The Crescent Athletic Club was an athletic club in Brooklyn. Founded by a group of Yale University alumni in 1884 as an American football club, it later expanded to include other sports, including baseball, lacrosse, ice hockey and basketball. The club had over 1,500 members in the early 20th century. The club's membership declined in the 20th century, and it filed for bankruptcy in 1939. The club also became an important social institution in the Bay Ridge section of Brooklyn, hosting plays, dinners, dances, lectures, concerts, and minstrel shows.

The club fielded a football team (known as the Brooklyn Crescents) that competed with the major collegiate and non-collegiate football teams in the late 19th century, including Princeton, Yale, Penn, and the Orange Athletic Club. The team won American Football Union championships five consecutive years from 1888 to 1892. The Crescents played their football games at various locations including Washington Park and Eastern Park.
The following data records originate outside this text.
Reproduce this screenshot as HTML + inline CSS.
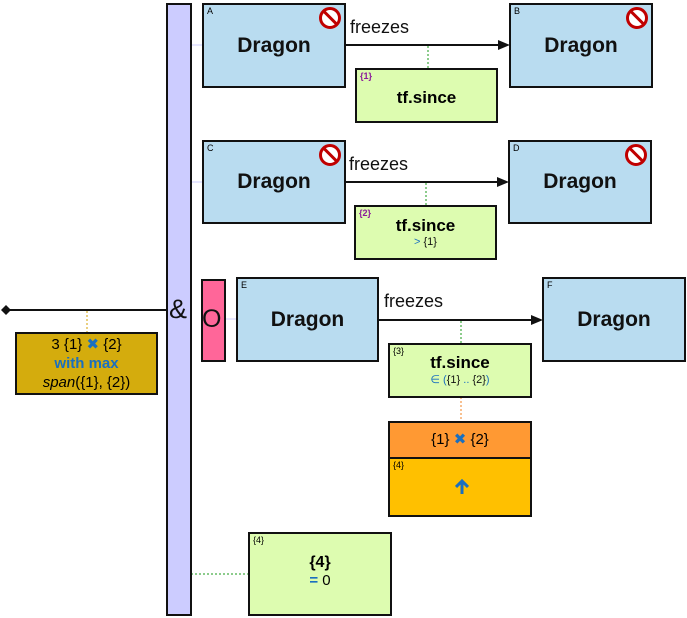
<!DOCTYPE html>
<html><head><meta charset="utf-8"><style>
body{margin:0;width:687px;height:618px;background:#fff;position:relative;overflow:hidden;font-family:"Liberation Sans",sans-serif}
.b{position:absolute;box-sizing:border-box;border:2px solid #111}
.ent{background:#b9dcf0}
.ent .t{position:absolute;left:0;right:0;top:50%;transform:translateY(-50%);text-align:center;font-weight:bold;font-size:21px;color:#111}
.lb{position:absolute;left:3px;top:1px;font-size:9px}
.tf{background:#ddfcb0;text-align:center}
.ic{position:absolute;right:3px;top:2px;width:16px;height:16px;border:3px solid #c00000;border-radius:50%;background:#fff;}
.ic:after{content:"";position:absolute;left:7px;top:-2px;width:3px;height:20px;background:#c00000;transform:rotate(-45deg)}
.txt{position:absolute;font-size:18px;color:#111}
</style></head><body>
<svg width="687" height="618" style="position:absolute;left:0;top:0">
<line x1="5" y1="310" x2="167" y2="310" stroke="#111" stroke-width="2"/>
<polygon points="1,310 6,305 11,310 6,315" fill="#111"/>
<line x1="87" y1="311" x2="87" y2="333" stroke="#d4a000" stroke-dasharray="2,2"/>
<line x1="191" y1="45" x2="203" y2="45" stroke="#ccccff"/>
<line x1="191" y1="182" x2="203" y2="182" stroke="#ccccff"/>
<line x1="225" y1="319" x2="237" y2="319" stroke="#ccccff"/>
<line x1="345" y1="45" x2="500" y2="45" stroke="#111" stroke-width="2"/><polygon points="498,40 510,45 498,50" fill="#111"/>
<line x1="345" y1="182" x2="499" y2="182" stroke="#111" stroke-width="2"/><polygon points="497,177 509,182 497,187" fill="#111"/>
<line x1="378" y1="320" x2="533" y2="320" stroke="#111" stroke-width="2"/><polygon points="531,315 543,320 531,325" fill="#111"/>
<line x1="428" y1="46" x2="428" y2="69" stroke="#1a9a1a" stroke-dasharray="2,2"/>
<line x1="426" y1="183" x2="426" y2="206" stroke="#1a9a1a" stroke-dasharray="2,2"/>
<line x1="461" y1="321" x2="461" y2="344" stroke="#1a9a1a" stroke-dasharray="2,2"/>
<line x1="461" y1="397" x2="461" y2="422" stroke="#f08020" stroke-dasharray="2,2"/>
<line x1="191" y1="574" x2="249" y2="574" stroke="#1a9a1a" stroke-dasharray="2,2"/>
</svg>
<div class="b" style="left:166px;top:3px;width:26px;height:613px;background:#ccccff"></div>
<div class="txt" style="left:169px;top:294px;font-size:27px">&amp;</div>
<div class="b" style="left:15px;top:332px;width:143px;height:63px;background:#d4ac0d;text-align:center;font-size:15px;line-height:19px;padding-top:1px">3 {1} <span style="color:#1a6fc0">✖</span> {2}<br><b style="color:#1a6fc0">with max</b><br><i>span</i>({1}, {2})</div>

<div class="b ent" style="left:202px;top:3px;width:144px;height:85px"><span class="lb">A</span><div class="ic"></div><div class="t">Dragon</div></div>
<div class="b ent" style="left:509px;top:3px;width:144px;height:85px"><span class="lb">B</span><div class="ic"></div><div class="t">Dragon</div></div>
<div class="txt" style="left:350px;top:17px">freezes</div>
<div class="b tf" style="left:355px;top:68px;width:143px;height:55px"><span class="lb" style="color:#8b1a9a;font-weight:bold">{1}</span><div style="font-weight:bold;font-size:17px;margin-top:18px">tf.since</div></div>

<div class="b ent" style="left:202px;top:140px;width:144px;height:84px"><span class="lb">C</span><div class="ic"></div><div class="t">Dragon</div></div>
<div class="b ent" style="left:508px;top:140px;width:144px;height:84px"><span class="lb">D</span><div class="ic"></div><div class="t">Dragon</div></div>
<div class="txt" style="left:349px;top:154px">freezes</div>
<div class="b tf" style="left:354px;top:205px;width:143px;height:55px"><span class="lb" style="color:#8b1a9a;font-weight:bold">{2}</span><div style="font-weight:bold;font-size:17px;margin-top:9px">tf.since</div><div style="font-size:11px;color:#1a6fc0">&gt; <span style="color:#111">{1}</span></div></div>

<div class="b" style="left:201px;top:279px;width:25px;height:83px;background:#ff6699"></div>
<div class="txt" style="left:202px;top:305px;font-size:25px">O</div>
<div class="b ent" style="left:236px;top:277px;width:143px;height:85px"><span class="lb">E</span><div class="t">Dragon</div></div>
<div class="b ent" style="left:542px;top:277px;width:144px;height:85px"><span class="lb">F</span><div class="t">Dragon</div></div>
<div class="txt" style="left:384px;top:291px">freezes</div>
<div class="b tf" style="left:388px;top:343px;width:144px;height:55px"><span class="lb">{3}</span><div style="font-weight:bold;font-size:17px;margin-top:8px">tf.since</div><div style="font-size:11px;color:#1a6fc0">∈ (<span style="color:#111">{1}</span> .. <span style="color:#111">{2}</span>)</div></div>
<div class="b" style="left:388px;top:421px;width:144px;height:38px;background:#ff9933;text-align:center;font-size:15px;line-height:34px">{1} <span style="color:#1a6fc0">✖</span> {2}</div>
<div class="b" style="left:388px;top:457px;width:144px;height:60px;background:#ffc000;text-align:center"><span class="lb">{4}</span>
<svg width="14" height="16" style="position:absolute;left:65px;top:20px"><path d="M7 15V2M1 8L7 2L13 8" stroke="#1a6fc0" stroke-width="3" fill="none"/></svg></div>

<div class="b tf" style="left:248px;top:532px;width:144px;height:84px"><span class="lb">{4}</span><div style="font-weight:bold;font-size:16px;margin-top:20px">{4}</div><div style="font-size:15px"><span style="color:#1a6fc0;font-weight:bold">=</span> 0</div></div>
</body></html>
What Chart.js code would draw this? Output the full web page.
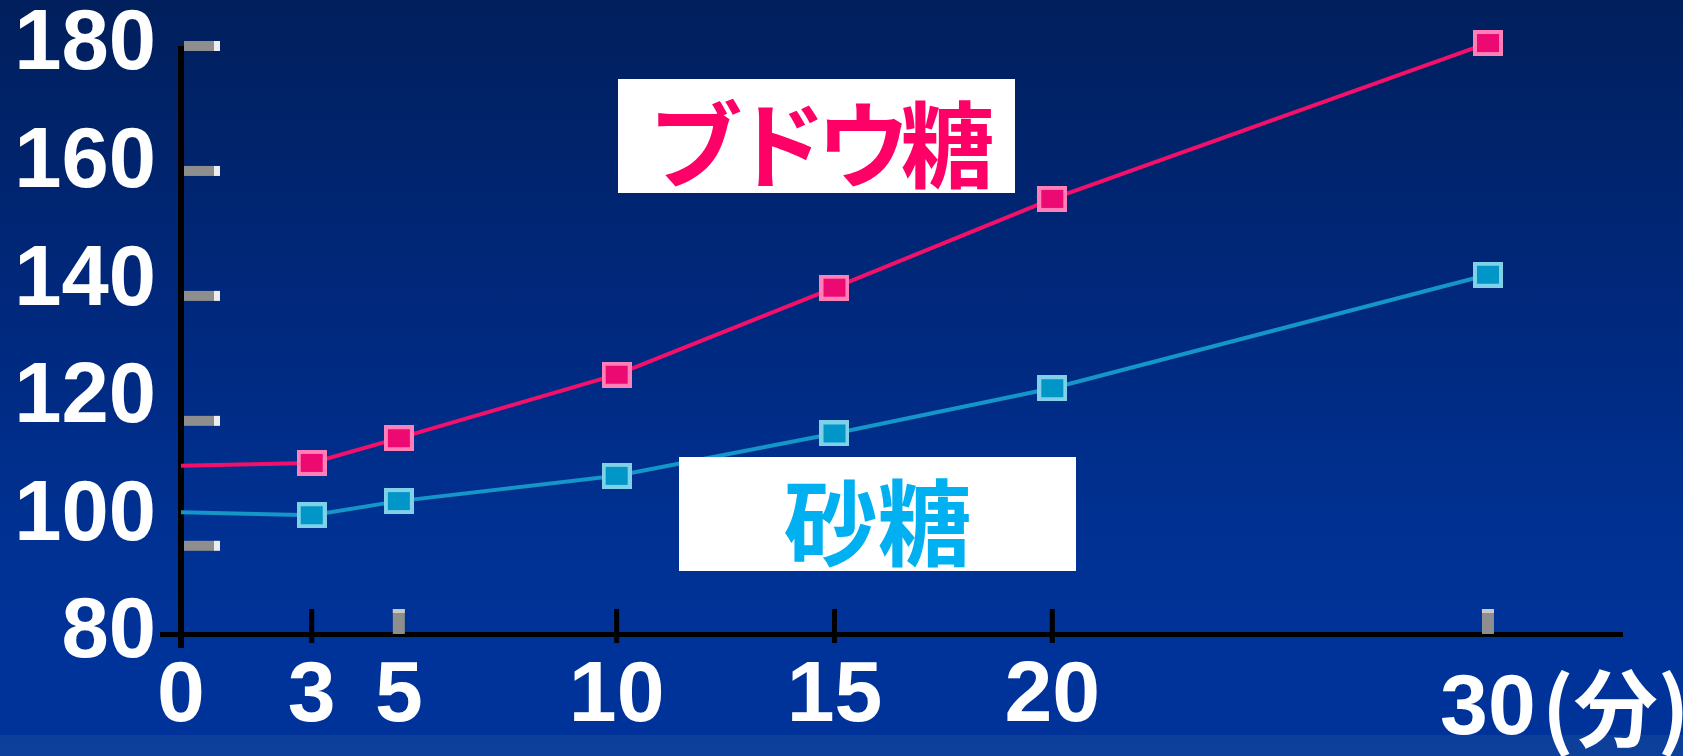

The club also fielded a strong baseball club, also known as the Crescents.

The club had an ice hockey team, the Brooklyn Crescents, in the American Amateur Hockey League in 1896–97 and between 1899 and 1917.

The Crescent Athletic Club House, completed in Brooklyn Heights in 1906, is now known as The Bosworth Building of Saint Ann's School. The club's papers reside with the Brooklyn Historical Society.